I’m back in Beijing, a couple of months since my last visit, this time for two packed days of meetings before heading straight back to London. Its 32℃, with a gorgeous clear blue sky, something you don’t always find here and I’m going to try to find a few hours at least to explore this magnificent city.

I will, of course, have to stay glued to my screen tonight, however, as New Zealand is playing England in the Cricket World Cup final today at Lord’s in London and I just have a sneaky feeling that we might upset the odds*. If we do, my English work colleagues will hear my whoops all the way back at Moodie Davitt HQ. The trouble is though, if England win (as they are overwhelmingly favoured to do), I will hear theirs in Beijing.

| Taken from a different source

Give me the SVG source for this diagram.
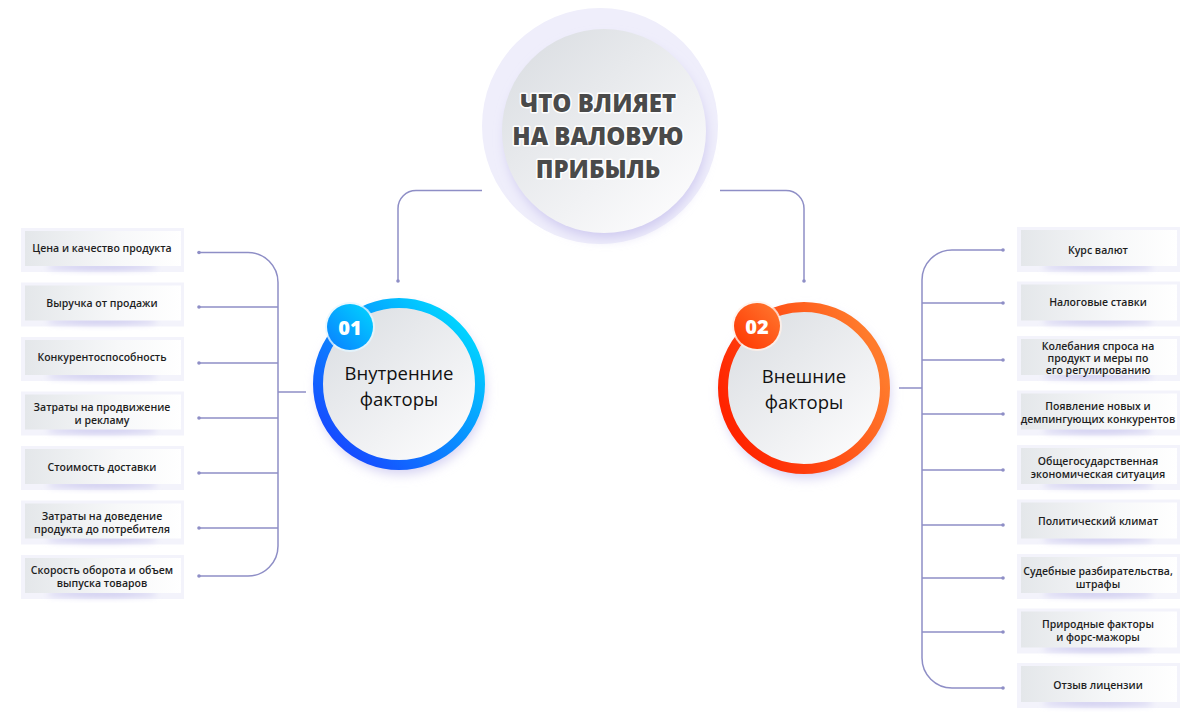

The wonders of inflight wifi mean that most long-haul British Airways flights these days mean the opening of an Interim Moodie Davitt Bureau in the sky

Arriving at Beijing Capital International Airport is always an enthralling experience, the scale and majesty of Terminal 3 never failing to amaze. But today it wasn’t the architecture that caught my eye so much as two other factors: (1) the heavy business being done at the Sunrise Duty Free arrivals store and arrivals pick-up counters respectively; and (2) the amount of airport advertising space taken up by beauty brands.

Although Beijing Capital and Shanghai’s two airports have had arrivals duty free for a considerable time, overall the concept of arrivals shopping is in its nascency in China. In 2016 the government authorised bids for licences at 19 nominated inbound locations (mostly airports, some seaports) in a signalling of its determination to repatriate overseas duty free shopping.

(Above and below) Note all the yellow Sunrise Duty Free shopping bags

As my pictures reveal, the Beijing T3 store is a sizable (around 1,500sq m, the largest in the combined China Duty Free Group/Sunrise Duty Free estate), well-ranged operation. And plenty of people are taking advantage of it. Around 30% of arrivals business now is generated by the pick-up (pre-order) service and the evidence before my eyes suggests that a growing number of Chinese shoppers are taking advantage of their generous inbound allowance to shop on arrival.

As the concept becomes more ingrained with Chinese travellers, watch it grow. Something you can say about every aspect of the all-important Chinese aviation, tourism and travel retail sectors.

*Postscript: Which we so, so, so, nearly did. A loss? After two ‘ties’? Hardly. Dignified in ‘defeat’? Definitely. In deep, deep pain, given the extraordinary circumstances? Absolutely.